Which lines fall between the line holding "What seaborn and" and the line holding "iterations = np.arange(0, 2001, 10)", inclusive? Retype them exactly, without the pictures, and add nothing else.

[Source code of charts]
* start *

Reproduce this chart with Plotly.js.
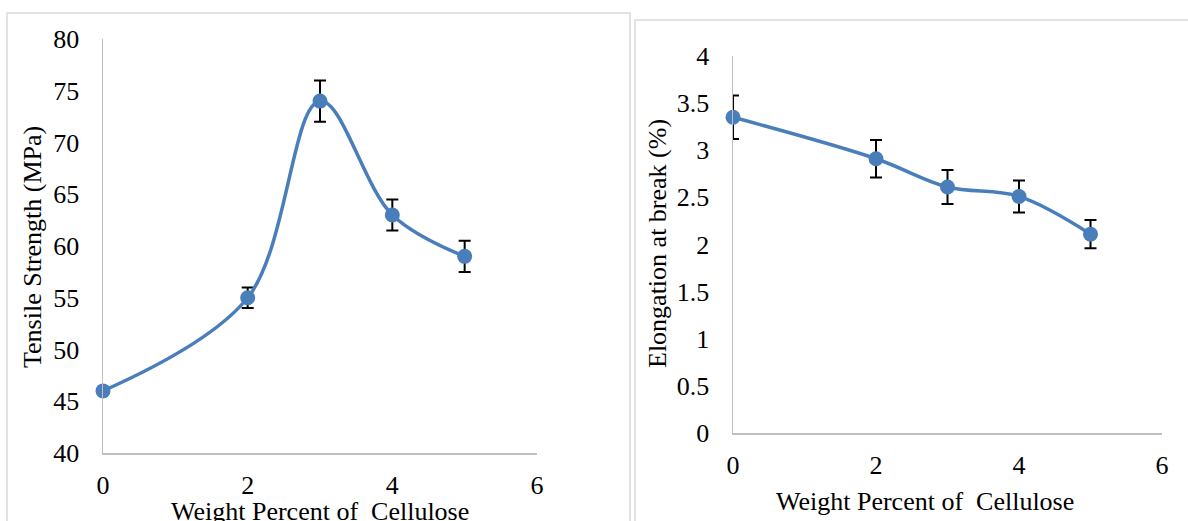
<!DOCTYPE html>
<html><head><meta charset="utf-8">
<script src="https://cdn.plot.ly/plotly-3.0.1.min.js"></script>
<style>html,body{margin:0;padding:0;background:#fff}#chart{width:1188px;height:521px}</style>
</head><body><div id="chart"></div>
<script>
// Data
const cellulose = [0, 2, 3, 4, 5];
const tensileStrength = [46, 55, 74, 63, 59];
const tensileError = [0.3, 1, 2, 1.5, 1.5];
const elongation = [3.35, 2.91, 2.61, 2.51, 2.11];
const elongationError = [0.23, 0.2, 0.18, 0.17, 0.15];
const xTicks = [0, 2, 4, 6];
const yTicksLeft = [40, 45, 50, 55, 60, 65, 70, 75, 80];
const yTicksRight = [0, 0.5, 1, 1.5, 2, 2.5, 3, 3.5, 4];
const labels = {
  x: "Weight Percent of  Cellulose",
  yLeft: "Tensile Strength (MPa)",
  yRight: "Elongation at break (%)"
};

const W = 1188, H = 521;
const px = v => v / W, py = v => 1 - v / H;
const blue = '#4a7ebb';
const font = 'Liberation Serif';

function series(y, err, xa, ya) {
  return {
    x: cellulose, y: y, xaxis: xa, yaxis: ya, type: 'scatter', mode: 'lines+markers',
    line: {color: blue, width: 3.5, shape: 'spline', smoothing: 1},
    marker: {color: blue, size: 15},
    error_y: {type: 'data', array: err, visible: true, color: '#000', thickness: 2, width: 6},
    hoverinfo: 'none', showlegend: false, cliponaxis: false
  };
}

const axisCommon = {
  showgrid: false, zeroline: false, showline: true, linecolor: '#bfbfbf', linewidth: 1.5,
  ticks: '', tickfont: {family: font, size: 26, color: '#000'}, fixedrange: true
};

const layout = {
  width: W, height: H, margin: {l: 0, r: 0, t: 0, b: 0},
  paper_bgcolor: '#fff', plot_bgcolor: '#fff',
  font: {family: font, color: '#000'},
  xaxis: Object.assign({}, axisCommon, {domain: [px(103), px(537)], range: [0, 6], tickvals: xTicks, anchor: 'y', ticklabelstandoff: 8}),
  yaxis: Object.assign({}, axisCommon, {domain: [py(453), py(39)], range: [40, 80], tickvals: yTicksLeft, anchor: 'x', ticklabelstandoff: 17}),
  xaxis2: Object.assign({}, axisCommon, {domain: [px(733), px(1162)], range: [0, 6], tickvals: xTicks, anchor: 'y2', ticklabelstandoff: 8}),
  yaxis2: Object.assign({}, axisCommon, {domain: [py(433), py(56)], range: [0, 4], tickvals: yTicksRight, anchor: 'x2', ticklabelstandoff: 17}),
  shapes: [
    {type: 'rect', xref: 'paper', yref: 'paper', x0: px(7), x1: px(630), y0: py(540), y1: py(13), line: {color: '#d9d9d9', width: 1.5}, layer: 'below'},
    {type: 'rect', xref: 'paper', yref: 'paper', x0: px(635), x1: px(1210), y0: py(540), y1: py(20), line: {color: '#d9d9d9', width: 1.5}, layer: 'below'}
  ],
  annotations: [
    {text: labels.x, xref: 'paper', yref: 'paper', x: px(320), y: py(495), xanchor: 'center', yanchor: 'top', showarrow: false, font: {family: font, size: 26, color: '#000'}},
    {text: labels.x, xref: 'paper', yref: 'paper', x: px(925), y: py(485), xanchor: 'center', yanchor: 'top', showarrow: false, font: {family: font, size: 26, color: '#000'}},
    {text: labels.yLeft, xref: 'paper', yref: 'paper', x: px(32), y: py(247), xanchor: 'center', yanchor: 'middle', textangle: -90, showarrow: false, font: {family: font, size: 26, color: '#000'}},
    {text: labels.yRight, xref: 'paper', yref: 'paper', x: px(657), y: py(244), xanchor: 'center', yanchor: 'middle', textangle: -90, showarrow: false, font: {family: font, size: 26, color: '#000'}}
  ]
};

function draw() {
  Plotly.newPlot('chart', [
    series(tensileStrength, tensileError, 'x', 'y'),
    series(elongation, elongationError, 'x2', 'y2')
  ], layout, {displayModeBar: false, staticPlot: true});
}
if (document.fonts && document.fonts.load) {
  document.fonts.load('26px "Liberation Serif"').then(draw, draw);
} else { draw(); }
</script></body></html>
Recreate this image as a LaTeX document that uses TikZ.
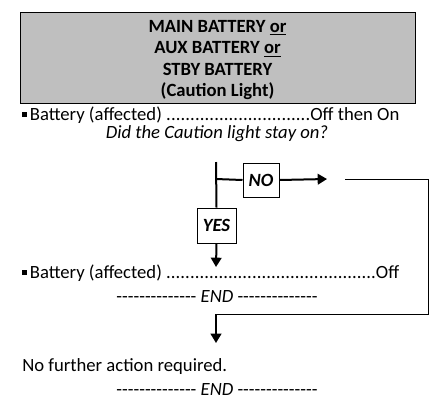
\documentclass[tikz,border=0pt]{standalone}
\usepackage{fontspec}
\setmainfont{Carlito}
\usetikzlibrary{arrows.meta}
\newcommand\tightdots{\xleaders\hbox{.}\hfill}
\newcommand\sqbullet{\rule[0.2em]{3.2pt}{3.2pt}\hspace{2.5pt}}
\newcommand\hy{-\kern0pt}
\newcommand\hyrun{\hy\hy\hy\hy\hy\hy\hy\hy\hy\hy\hy\hy\hy\hy}
\begin{document}
\begin{tikzpicture}[x=0.75pt,y=-0.75pt,
  every node/.style={font=\fontsize{14}{16}\selectfont, inner sep=0pt},
  titlebox/.style={draw=black, line width=0.75pt, fill=black!25, align=center,
    minimum width=296.25pt, minimum height=68.25pt,
    font=\bfseries\fontsize{14}{16.1}\selectfont},
  answerbox/.style={draw=black, line width=0.75pt, fill=white,
    font=\bfseries\itshape\fontsize{14}{16}\selectfont},
  flow/.style={line width=1.5pt},
  flowarrow/.style={line width=1.5pt, -{Triangle[width=8pt,length=7pt]}},
  thinline/.style={line width=0.75pt}]
\useasboundingbox (0,0) rectangle (442,404);
\node[titlebox] (title) at (217.5,57.5)
  {\rule{0pt}{13pt}MAIN BATTERY \underline{or}\\AUX BATTERY \underline{or}\\STBY BATTERY\\(Caution Light)};
\node[anchor=west] (step1) at (22,115)
  {\hbox to 283pt{\sqbullet Battery (affected) \tightdots Off then On}};
\node (question) at (217,134) {\itshape Did the Caution light stay on?};
\coordinate (top) at (216,162);
\coordinate (branch) at (216,179);
\node[answerbox, minimum width=27pt, minimum height=25.5pt] (no) at (261,180) {NO};
\node[answerbox, minimum width=29.25pt, minimum height=26.25pt] (yes) at (216.5,225.5) {YES};
\coordinate (noend) at (327,179);
\coordinate (rstart) at (345,179);
\coordinate (rcorner) at (428,179);
\coordinate (rbottom) at (428,314);
\coordinate (join) at (216,314);
\coordinate (joinend) at (216,343);
\coordinate (yesend) at (216,267);
\node[anchor=west] (step2) at (22,273)
  {\hbox to 283pt{\sqbullet Battery (affected) \tightdots Off}};
\node (end1) at (217,297) {\hyrun\ \textit{END} \hyrun};
\node[anchor=west] (nofurther) at (22,367) {No further action required.};
\node (end2) at (217,390) {\hyrun\ \textit{END} \hyrun};
\draw[flow] (top) -- (yes.north);
\draw[flow] (branch) -- (no.west);
\draw[flowarrow] (no.east) -- (noend);
\draw[flowarrow] (yes.south) -- (yesend);
\draw[thinline] (rstart) -- (rcorner) -- (rbottom) -- (join);
\draw[flowarrow] (join) -- (joinend);
\end{tikzpicture}
\end{document}
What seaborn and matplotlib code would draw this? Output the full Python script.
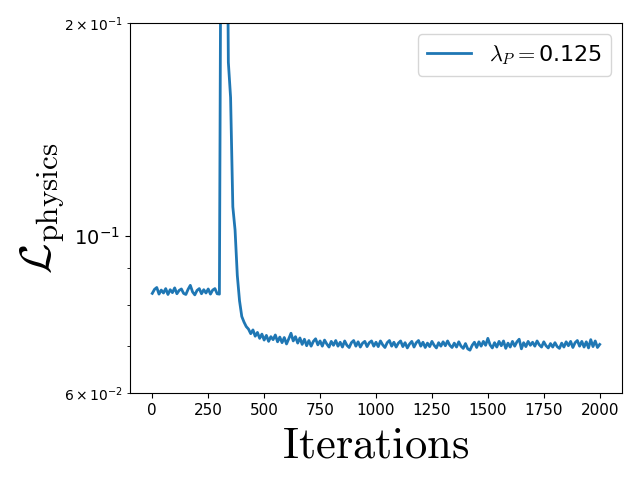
import numpy as np
import pandas as pd
import matplotlib
matplotlib.use("Agg")
import matplotlib.pyplot as plt
import seaborn as sns

plt.rcParams['mathtext.fontset'] = 'cm'

# valeurs (une valeur toutes les 10 itérations)
iterations = np.arange(0, 2001, 10)

loss_plateau = [
    0.0830, 0.0841, 0.0846, 0.0828, 0.0839, 0.0831, 0.0843, 0.0827, 0.0840, 0.0832,
    0.0845, 0.0829, 0.0838, 0.0842, 0.0830, 0.0827, 0.0841, 0.0852, 0.0834, 0.0826,
    0.0838, 0.0843, 0.0829, 0.0840, 0.0831, 0.0842, 0.0828, 0.0839, 0.0843, 0.0829,
]
loss_spike = [
    0.0828, 0.52, 0.61, 0.48, 0.176, 0.157, 0.110, 0.102, 0.088, 0.081,
    0.0770, 0.0756, 0.0745, 0.0739, 0.0728, 0.0737, 0.0722, 0.0731, 0.0717, 0.0727,
]
loss_middle = [
    0.0713, 0.0724, 0.0710, 0.0721, 0.0714, 0.0725, 0.0709, 0.0720, 0.0707, 0.0719,
    0.0704, 0.0716, 0.0729, 0.0711, 0.0721, 0.0706, 0.0718, 0.0703, 0.0715, 0.0700,
    0.0712, 0.0699, 0.0710, 0.0716, 0.0702, 0.0711, 0.0699, 0.0713, 0.0704, 0.0697,
    0.0710, 0.0701, 0.0712, 0.0699, 0.0708, 0.0697, 0.0711, 0.0701, 0.0696, 0.0707,
    0.0712, 0.0699, 0.0709, 0.0697, 0.0706, 0.0710, 0.0698, 0.0707, 0.0711, 0.0699,
]
loss_end = [
    0.0708, 0.0698, 0.0711, 0.0702, 0.0696, 0.0707, 0.0712, 0.0699, 0.0708, 0.0697,
    0.0706, 0.0711, 0.0698, 0.0707, 0.0695, 0.0704, 0.0710, 0.0697, 0.0707, 0.0712,
    0.0699, 0.0708, 0.0696, 0.0706, 0.0698, 0.0710, 0.0701, 0.0695, 0.0707, 0.0699,
    0.0709, 0.0700, 0.0711, 0.0701, 0.0696, 0.0706, 0.0697, 0.0709, 0.0699, 0.0694,
    0.0705, 0.0693, 0.0690, 0.0701, 0.0708, 0.0696, 0.0709, 0.0699, 0.0710, 0.0701,
    0.0717, 0.0702, 0.0695, 0.0707, 0.0697, 0.0710, 0.0700, 0.0711, 0.0694, 0.0706,
    0.0697, 0.0710, 0.0699, 0.0709, 0.0715, 0.0693, 0.0707, 0.0698, 0.0710, 0.0701,
    0.0708, 0.0699, 0.0711, 0.0702, 0.0697, 0.0709, 0.0700, 0.0695, 0.0705, 0.0697,
    0.0707, 0.0698, 0.0694, 0.0706, 0.0697, 0.0709, 0.0700, 0.0710, 0.0696, 0.0707,
    0.0712, 0.0699, 0.0710, 0.0697, 0.0709, 0.0695, 0.0714, 0.0698, 0.0711, 0.0696,
    0.0703,
]

lambda_p = 0.125

df = pd.DataFrame({
    'iteration': iterations,
    'loss': loss_plateau + loss_spike + loss_middle + loss_end,
})

fig, ax = plt.subplots(figsize=(6.4, 4.8), dpi=100)
sns.lineplot(data=df, x='iteration', y='loss', ax=ax, color='#1f77b4',
             linewidth=2.0, label=r'$\lambda_P=$' + str(lambda_p))

ax.set_yscale('log')
ax.set_ylim(0.06, 0.2)
ax.set_xlabel(r'$\mathrm{Iterations}$', fontsize=32)
ax.set_ylabel(r'$\mathcal{L}_{\rm physics}$', fontsize=32, labelpad=-1.5)
ax.tick_params(axis='x', labelsize=11)
ax.tick_params(axis='y', which='major', labelsize=14)
ax.legend(loc='upper right', fontsize=16)

fig.subplots_adjust(left=0.203, right=0.972, top=0.952, bottom=0.181)
fig.savefig('out.png')
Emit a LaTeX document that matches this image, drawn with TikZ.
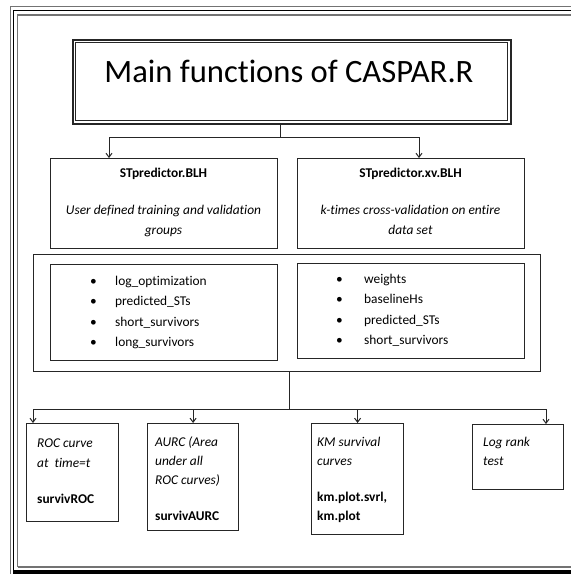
\documentclass[tikz,border=0pt]{standalone}
\usepackage{fontspec}
\setmainfont{Carlito}[Ligatures={NoCommon}]
\usetikzlibrary{arrows.meta,calc}
\tikzset{
  line/.style={draw=black!85, line width=1pt},
  arr/.style={line, -{Straight Barb[length=4pt,width=6pt]}},
  box/.style={draw=black!85, line width=1.2pt, inner sep=0pt, anchor=north west},
  txt/.style={inner sep=0pt, font=\fontsize{13.4}{20}\selectfont},
  fgray/.style={draw=black!55, line width=1.2pt},
  fblack/.style={draw=black, line width=1.6pt}
}
\begin{document}
\begin{tikzpicture}[x=1pt,y=-1pt]
\useasboundingbox (0,0) rectangle (571,574);
% outer page frame (extends past the right edge)
\draw[fgray] (10.5,600) -- (10.5,6.5) -- (600,6.5);
\draw[fblack] (13.5,600) -- (13.5,10.5) -- (600,10.5);
\draw[fgray] (17.5,567) -- (17.5,15) -- (600,15);
\draw[fgray] (17.5,567) -- (600,567);
\fill[black] (13.5,570) rectangle (600,576);

% title
\node[box, line width=2.2pt, minimum width=438, minimum height=84] (title) at (71.5,38.5) {};
\draw[draw=black!85, line width=1pt] ([shift={(4,3.5)}]title.north west) rectangle ([shift={(-4,-4)}]title.south east);
\node[inner sep=0pt, font=\fontsize{32.6}{36}\selectfont, anchor=base] (titlet) at (289,82) {Main functions of CASPAR.R};

% second row
\node[box, minimum width=227, minimum height=90] (blh) at (50,158) {};
\node[box, minimum width=227, minimum height=90] (xv) at (297,158) {};
\node[txt, anchor=base] (blht) at (163.5,177) {\textbf{STpredictor.BLH}};
\node[txt, anchor=base, align=center] (blhd) at (163.5,234) {\textit{User defined training and validation}\\\textit{groups}};
\node[txt, anchor=base] (xvt) at (410.5,177) {\textbf{STpredictor.xv.BLH}};
\node[txt, anchor=base, align=center] (xvd) at (410.5,234) {\textit{k-times cross-validation on entire}\\\textit{data set}};

% container with outputs
\node[box, minimum width=507, minimum height=117] (cont) at (33,254) {};
\node[box, minimum width=227, minimum height=96] (outl) at (50,264) {};
\node[box, minimum width=227, minimum height=95] (outr) at (297,263) {};
\node[txt, anchor=base west, align=left, font=\fontsize{13.4}{20.5}\selectfont] (bl) at (90,346.5) {•\\•\\•\\•};
\node[txt, anchor=base west, align=left, font=\fontsize{13.4}{20.5}\selectfont] (ll) at (115,346.5) {log\_optimization\\predicted\_STs\\short\_survivors\\long\_survivors};
\node[txt, anchor=base west, align=left, font=\fontsize{13.4}{20.5}\selectfont] (br) at (336,344.5) {•\\•\\•\\•};
\node[txt, anchor=base west, align=left, font=\fontsize{13.4}{20.5}\selectfont] (lr) at (364,344.5) {weights\\baselineHs\\predicted\_STs\\short\_survivors};

% bottom row
\node[box, minimum width=92, minimum height=98] (roc) at (26,423) {};
\node[box, minimum width=91, minimum height=107] (aurc) at (147,423) {};
\node[box, minimum width=92, minimum height=111] (km) at (311,423) {};
\node[box, minimum width=91, minimum height=65] (lrk) at (472,424) {};
\node[txt, anchor=base west, align=left] (roct) at (37,503) {\textit{ROC curve}\\\textit{at\ \ time=t}\\[16pt]\textbf{survivROC}};
\node[txt, anchor=base west, align=left, font=\fontsize{13.4}{19}\selectfont] (aurct) at (155,520) {\textit{AURC (Area}\\\textit{under all}\\\textit{ROC curves)}\\[17pt]\textbf{survivAURC}};
\node[txt, anchor=base west, align=left, font=\fontsize{13.4}{18.5}\selectfont] (kmt) at (317,520) {\textit{KM survival}\\\textit{curves}\\[18pt]\textbf{km.plot.svrl,}\\\textbf{km.plot}};
\node[txt, anchor=base west, align=left, font=\fontsize{13.4}{19}\selectfont] (lrkt) at (483,465) {\textit{Log rank}\\\textit{test}};

% connectors top
\coordinate (j1) at (280,137);
\draw[line] (title.south -| j1) -- (j1);
\draw[arr] (j1) -| ([xshift=59]blh.north west);
\draw[arr] (j1) -| ([xshift=122]xv.north west);

% connectors bottom
\coordinate (j2) at (289,409);
\draw[line] (cont.south -| j2) -- (j2);
\draw[arr] (j2) -| ([xshift=7]roc.north west);
\draw[arr] (j2) -| (aurc.north);
\draw[arr] (j2) -| (km.north);
\draw[arr] (j2) -| ([xshift=74]lrk.north west);
\end{tikzpicture}
\end{document}
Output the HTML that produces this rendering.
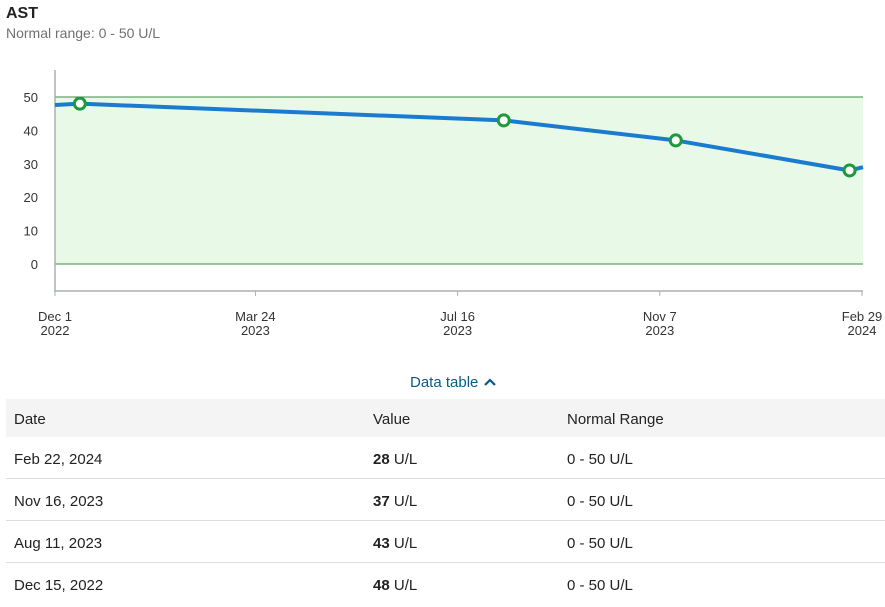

* end *

## Finished exercise
What seaborn and matplotlib code would draw this? Output the full Python script.
import numpy as np
import pandas as pd
import matplotlib
matplotlib.use("Agg")
import matplotlib.pyplot as plt
import seaborn as sns

plt.rcParams['mathtext.fontset'] = 'cm'

# valeurs (une valeur toutes les 10 itérations)
iterations = np.arange(0, 2001, 10)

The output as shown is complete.